::: INPUT MATERIAL :::
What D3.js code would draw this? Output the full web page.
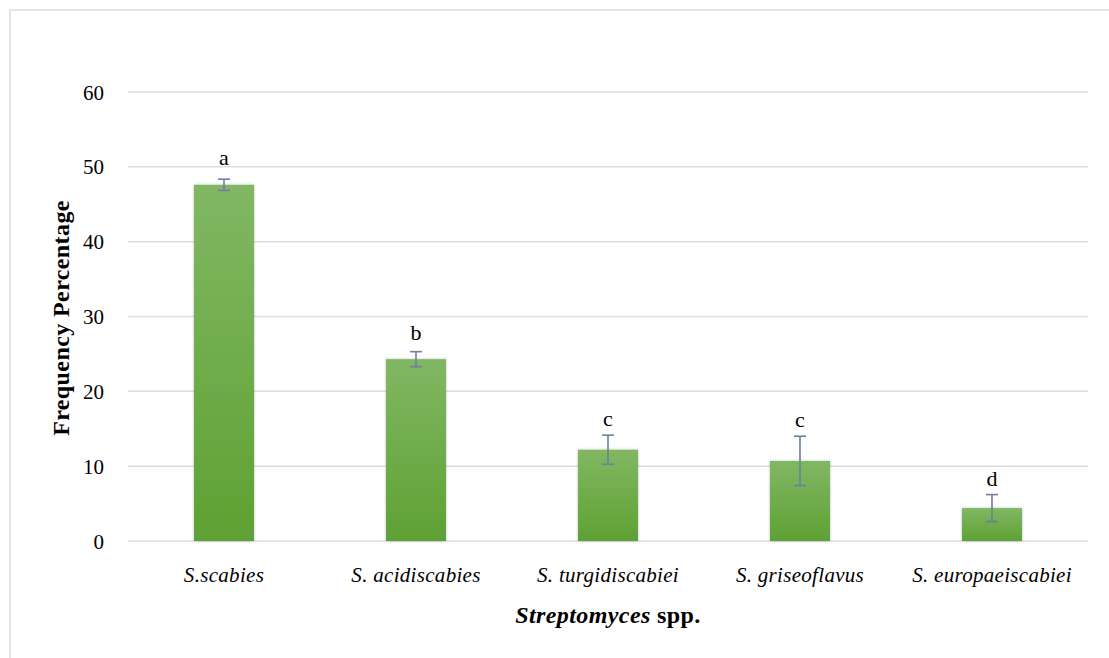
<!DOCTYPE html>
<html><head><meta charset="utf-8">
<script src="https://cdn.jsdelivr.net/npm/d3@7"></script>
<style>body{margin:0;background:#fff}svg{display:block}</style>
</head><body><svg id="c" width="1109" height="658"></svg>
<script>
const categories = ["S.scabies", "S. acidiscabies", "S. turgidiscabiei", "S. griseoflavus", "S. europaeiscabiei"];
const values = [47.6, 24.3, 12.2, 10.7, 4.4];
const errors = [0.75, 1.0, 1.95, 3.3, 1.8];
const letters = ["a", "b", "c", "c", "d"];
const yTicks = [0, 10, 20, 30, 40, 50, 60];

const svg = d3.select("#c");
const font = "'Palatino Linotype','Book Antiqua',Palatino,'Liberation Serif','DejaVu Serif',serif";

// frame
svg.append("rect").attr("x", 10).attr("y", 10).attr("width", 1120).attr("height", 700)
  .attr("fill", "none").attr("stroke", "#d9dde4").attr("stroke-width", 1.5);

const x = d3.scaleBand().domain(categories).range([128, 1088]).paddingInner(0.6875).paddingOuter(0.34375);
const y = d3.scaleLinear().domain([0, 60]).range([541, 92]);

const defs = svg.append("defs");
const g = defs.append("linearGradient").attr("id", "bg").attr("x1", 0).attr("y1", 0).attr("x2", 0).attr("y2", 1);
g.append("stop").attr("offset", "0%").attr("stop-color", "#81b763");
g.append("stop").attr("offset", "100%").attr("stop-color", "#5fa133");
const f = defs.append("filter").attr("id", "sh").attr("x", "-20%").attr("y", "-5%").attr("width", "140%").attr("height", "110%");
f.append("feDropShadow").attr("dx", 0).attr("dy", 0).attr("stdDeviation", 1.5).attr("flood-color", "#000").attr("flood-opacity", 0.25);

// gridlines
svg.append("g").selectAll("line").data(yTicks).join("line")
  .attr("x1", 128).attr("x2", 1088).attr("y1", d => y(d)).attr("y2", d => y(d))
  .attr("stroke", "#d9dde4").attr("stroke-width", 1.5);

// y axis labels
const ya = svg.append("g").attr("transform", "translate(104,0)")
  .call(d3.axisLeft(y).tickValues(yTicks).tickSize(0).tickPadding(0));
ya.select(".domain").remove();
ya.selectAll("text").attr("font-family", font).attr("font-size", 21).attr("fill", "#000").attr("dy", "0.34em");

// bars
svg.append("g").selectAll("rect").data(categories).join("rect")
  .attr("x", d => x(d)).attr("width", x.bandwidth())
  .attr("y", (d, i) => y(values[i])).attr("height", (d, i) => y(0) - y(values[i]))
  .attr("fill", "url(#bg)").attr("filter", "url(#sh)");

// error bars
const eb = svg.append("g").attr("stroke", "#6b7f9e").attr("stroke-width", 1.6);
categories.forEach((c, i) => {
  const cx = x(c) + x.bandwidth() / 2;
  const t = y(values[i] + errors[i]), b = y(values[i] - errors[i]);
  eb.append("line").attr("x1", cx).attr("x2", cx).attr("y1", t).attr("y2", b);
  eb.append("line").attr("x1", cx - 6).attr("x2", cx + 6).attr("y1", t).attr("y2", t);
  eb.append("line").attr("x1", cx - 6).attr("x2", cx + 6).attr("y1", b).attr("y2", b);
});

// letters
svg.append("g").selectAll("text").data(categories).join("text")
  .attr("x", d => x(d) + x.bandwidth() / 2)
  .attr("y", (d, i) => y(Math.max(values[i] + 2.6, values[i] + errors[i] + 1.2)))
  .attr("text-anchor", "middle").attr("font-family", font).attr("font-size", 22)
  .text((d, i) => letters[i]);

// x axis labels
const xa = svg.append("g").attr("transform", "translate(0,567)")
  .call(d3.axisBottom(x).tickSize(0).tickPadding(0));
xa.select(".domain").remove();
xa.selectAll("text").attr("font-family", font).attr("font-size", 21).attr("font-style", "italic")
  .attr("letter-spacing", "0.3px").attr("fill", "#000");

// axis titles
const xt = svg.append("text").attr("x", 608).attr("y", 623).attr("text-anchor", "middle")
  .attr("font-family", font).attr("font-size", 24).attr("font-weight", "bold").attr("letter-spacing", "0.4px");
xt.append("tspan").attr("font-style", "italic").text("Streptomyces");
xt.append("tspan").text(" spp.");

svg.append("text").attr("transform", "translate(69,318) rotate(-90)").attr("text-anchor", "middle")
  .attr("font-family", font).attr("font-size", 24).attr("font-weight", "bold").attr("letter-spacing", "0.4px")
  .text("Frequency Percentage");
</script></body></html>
:::
::: INPUT MATERIAL :::
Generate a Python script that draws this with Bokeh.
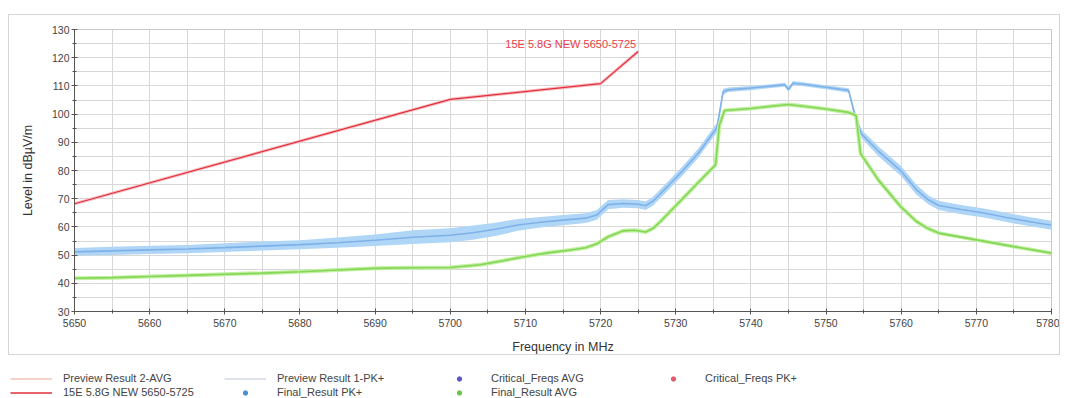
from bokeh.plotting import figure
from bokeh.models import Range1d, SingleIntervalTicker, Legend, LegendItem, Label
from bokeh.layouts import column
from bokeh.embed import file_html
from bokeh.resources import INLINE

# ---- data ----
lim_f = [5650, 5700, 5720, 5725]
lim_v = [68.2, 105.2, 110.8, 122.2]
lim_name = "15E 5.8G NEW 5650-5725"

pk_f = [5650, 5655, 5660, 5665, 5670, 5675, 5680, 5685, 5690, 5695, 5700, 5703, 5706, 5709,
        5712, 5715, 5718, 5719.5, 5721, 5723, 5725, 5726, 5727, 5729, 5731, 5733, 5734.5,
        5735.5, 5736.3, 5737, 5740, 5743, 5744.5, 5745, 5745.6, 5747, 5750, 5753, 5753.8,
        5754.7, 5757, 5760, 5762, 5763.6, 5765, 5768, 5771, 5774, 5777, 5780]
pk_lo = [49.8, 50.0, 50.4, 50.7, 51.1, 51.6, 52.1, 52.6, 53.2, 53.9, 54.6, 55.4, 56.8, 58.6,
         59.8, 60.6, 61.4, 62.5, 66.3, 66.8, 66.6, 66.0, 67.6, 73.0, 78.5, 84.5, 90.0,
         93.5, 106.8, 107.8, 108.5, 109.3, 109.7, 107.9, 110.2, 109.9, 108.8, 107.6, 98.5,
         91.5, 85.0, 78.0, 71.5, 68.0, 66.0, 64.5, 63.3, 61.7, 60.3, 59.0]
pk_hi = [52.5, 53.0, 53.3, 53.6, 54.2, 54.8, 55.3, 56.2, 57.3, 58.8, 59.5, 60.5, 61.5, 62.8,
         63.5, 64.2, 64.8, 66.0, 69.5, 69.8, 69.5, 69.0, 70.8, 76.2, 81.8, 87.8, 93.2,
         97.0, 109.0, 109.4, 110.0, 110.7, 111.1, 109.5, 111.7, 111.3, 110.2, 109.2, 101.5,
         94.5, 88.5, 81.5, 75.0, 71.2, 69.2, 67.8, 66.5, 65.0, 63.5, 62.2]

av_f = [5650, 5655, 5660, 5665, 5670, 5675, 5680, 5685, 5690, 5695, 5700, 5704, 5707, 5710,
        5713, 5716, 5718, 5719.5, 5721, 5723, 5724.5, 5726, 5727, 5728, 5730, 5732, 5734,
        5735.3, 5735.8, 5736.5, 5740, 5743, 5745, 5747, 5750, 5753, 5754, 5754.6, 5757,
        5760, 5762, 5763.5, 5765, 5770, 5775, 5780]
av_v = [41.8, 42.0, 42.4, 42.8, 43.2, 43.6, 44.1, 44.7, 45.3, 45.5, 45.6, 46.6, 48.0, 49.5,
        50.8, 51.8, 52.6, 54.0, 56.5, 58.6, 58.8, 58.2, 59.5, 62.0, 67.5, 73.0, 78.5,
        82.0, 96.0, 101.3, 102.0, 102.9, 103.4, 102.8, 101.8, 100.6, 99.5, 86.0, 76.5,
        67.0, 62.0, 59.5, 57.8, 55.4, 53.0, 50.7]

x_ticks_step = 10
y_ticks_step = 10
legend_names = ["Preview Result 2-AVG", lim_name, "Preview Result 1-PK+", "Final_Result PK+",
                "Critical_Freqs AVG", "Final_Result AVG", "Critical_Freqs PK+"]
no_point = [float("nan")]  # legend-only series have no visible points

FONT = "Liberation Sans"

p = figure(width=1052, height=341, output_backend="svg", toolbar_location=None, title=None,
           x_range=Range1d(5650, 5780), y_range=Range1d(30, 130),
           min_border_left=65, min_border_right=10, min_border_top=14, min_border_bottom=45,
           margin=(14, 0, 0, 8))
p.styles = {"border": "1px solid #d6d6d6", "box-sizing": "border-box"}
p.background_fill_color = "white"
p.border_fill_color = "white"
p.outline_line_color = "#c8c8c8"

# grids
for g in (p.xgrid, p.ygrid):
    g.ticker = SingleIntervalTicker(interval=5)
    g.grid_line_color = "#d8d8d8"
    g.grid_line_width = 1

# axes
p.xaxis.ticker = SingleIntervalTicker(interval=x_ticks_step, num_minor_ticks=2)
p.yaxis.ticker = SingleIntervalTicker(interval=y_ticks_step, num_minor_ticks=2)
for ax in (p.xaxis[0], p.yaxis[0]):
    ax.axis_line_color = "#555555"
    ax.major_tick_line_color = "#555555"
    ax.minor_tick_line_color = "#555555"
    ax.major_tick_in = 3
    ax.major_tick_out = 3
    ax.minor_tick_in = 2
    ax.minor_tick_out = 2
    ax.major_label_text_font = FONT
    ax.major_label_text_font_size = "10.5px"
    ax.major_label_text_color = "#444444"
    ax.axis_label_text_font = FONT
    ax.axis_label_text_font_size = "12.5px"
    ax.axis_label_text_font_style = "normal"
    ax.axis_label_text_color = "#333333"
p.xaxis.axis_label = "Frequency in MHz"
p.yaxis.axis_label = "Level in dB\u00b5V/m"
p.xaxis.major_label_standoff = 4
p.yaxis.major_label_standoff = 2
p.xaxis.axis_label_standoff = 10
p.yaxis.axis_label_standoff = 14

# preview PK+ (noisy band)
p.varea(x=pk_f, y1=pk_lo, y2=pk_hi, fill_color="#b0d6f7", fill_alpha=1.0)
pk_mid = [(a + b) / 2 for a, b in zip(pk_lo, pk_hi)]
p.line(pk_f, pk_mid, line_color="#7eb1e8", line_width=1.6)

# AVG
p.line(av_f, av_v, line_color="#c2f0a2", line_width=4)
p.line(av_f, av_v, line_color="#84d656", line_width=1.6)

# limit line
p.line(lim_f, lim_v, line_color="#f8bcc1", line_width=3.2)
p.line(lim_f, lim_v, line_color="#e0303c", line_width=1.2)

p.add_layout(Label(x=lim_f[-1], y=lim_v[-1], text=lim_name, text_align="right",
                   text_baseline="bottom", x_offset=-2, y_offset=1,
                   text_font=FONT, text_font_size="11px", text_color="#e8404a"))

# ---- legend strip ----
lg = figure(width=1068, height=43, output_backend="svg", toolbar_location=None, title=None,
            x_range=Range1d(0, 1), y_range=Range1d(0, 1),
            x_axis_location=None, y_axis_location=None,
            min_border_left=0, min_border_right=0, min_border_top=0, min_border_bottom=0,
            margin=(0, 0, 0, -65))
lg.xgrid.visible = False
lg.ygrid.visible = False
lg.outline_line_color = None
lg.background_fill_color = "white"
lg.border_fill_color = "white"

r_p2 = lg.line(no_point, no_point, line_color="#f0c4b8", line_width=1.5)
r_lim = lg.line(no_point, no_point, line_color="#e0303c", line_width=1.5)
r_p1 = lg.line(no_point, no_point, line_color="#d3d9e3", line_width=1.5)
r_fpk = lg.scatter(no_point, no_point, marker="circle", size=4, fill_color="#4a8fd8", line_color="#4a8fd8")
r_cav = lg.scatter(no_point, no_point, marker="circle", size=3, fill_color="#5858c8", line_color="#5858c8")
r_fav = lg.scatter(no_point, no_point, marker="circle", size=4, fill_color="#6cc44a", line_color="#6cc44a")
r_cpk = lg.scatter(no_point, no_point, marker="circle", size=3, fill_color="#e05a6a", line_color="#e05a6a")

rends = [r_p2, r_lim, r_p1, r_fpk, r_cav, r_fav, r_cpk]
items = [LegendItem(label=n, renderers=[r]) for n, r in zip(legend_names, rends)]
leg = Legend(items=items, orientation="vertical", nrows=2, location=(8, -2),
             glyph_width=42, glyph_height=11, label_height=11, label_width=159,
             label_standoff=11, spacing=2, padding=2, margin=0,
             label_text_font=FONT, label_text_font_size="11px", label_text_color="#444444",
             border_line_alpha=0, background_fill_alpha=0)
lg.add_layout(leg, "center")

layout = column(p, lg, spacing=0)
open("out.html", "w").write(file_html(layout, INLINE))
:::
WHAT THE EXERCISE ASKS:
Copy exactly the stretch of lines from the one containing "Generate a Python" through the one containing "65.0, 63.5, 62.2]", both included. Leave out any pictures.

RESULT OF THIS TASK:
Generate a Python script that draws this with Bokeh.
from bokeh.plotting import figure
from bokeh.models import Range1d, SingleIntervalTicker, Legend, LegendItem, Label
from bokeh.layouts import column
from bokeh.embed import file_html
from bokeh.resources import INLINE

# ---- data ----
lim_f = [5650, 5700, 5720, 5725]
lim_v = [68.2, 105.2, 110.8, 122.2]
lim_name = "15E 5.8G NEW 5650-5725"

pk_f = [5650, 5655, 5660, 5665, 5670, 5675, 5680, 5685, 5690, 5695, 5700, 5703, 5706, 5709,
        5712, 5715, 5718, 5719.5, 5721, 5723, 5725, 5726, 5727, 5729, 5731, 5733, 5734.5,
        5735.5, 5736.3, 5737, 5740, 5743, 5744.5, 5745, 5745.6, 5747, 5750, 5753, 5753.8,
        5754.7, 5757, 5760, 5762, 5763.6, 5765, 5768, 5771, 5774, 5777, 5780]
pk_lo = [49.8, 50.0, 50.4, 50.7, 51.1, 51.6, 52.1, 52.6, 53.2, 53.9, 54.6, 55.4, 56.8, 58.6,
         59.8, 60.6, 61.4, 62.5, 66.3, 66.8, 66.6, 66.0, 67.6, 73.0, 78.5, 84.5, 90.0,
         93.5, 106.8, 107.8, 108.5, 109.3, 109.7, 107.9, 110.2, 109.9, 108.8, 107.6, 98.5,
         91.5, 85.0, 78.0, 71.5, 68.0, 66.0, 64.5, 63.3, 61.7, 60.3, 59.0]
pk_hi = [52.5, 53.0, 53.3, 53.6, 54.2, 54.8, 55.3, 56.2, 57.3, 58.8, 59.5, 60.5, 61.5, 62.8,
         63.5, 64.2, 64.8, 66.0, 69.5, 69.8, 69.5, 69.0, 70.8, 76.2, 81.8, 87.8, 93.2,
         97.0, 109.0, 109.4, 110.0, 110.7, 111.1, 109.5, 111.7, 111.3, 110.2, 109.2, 101.5,
         94.5, 88.5, 81.5, 75.0, 71.2, 69.2, 67.8, 66.5, 65.0, 63.5, 62.2]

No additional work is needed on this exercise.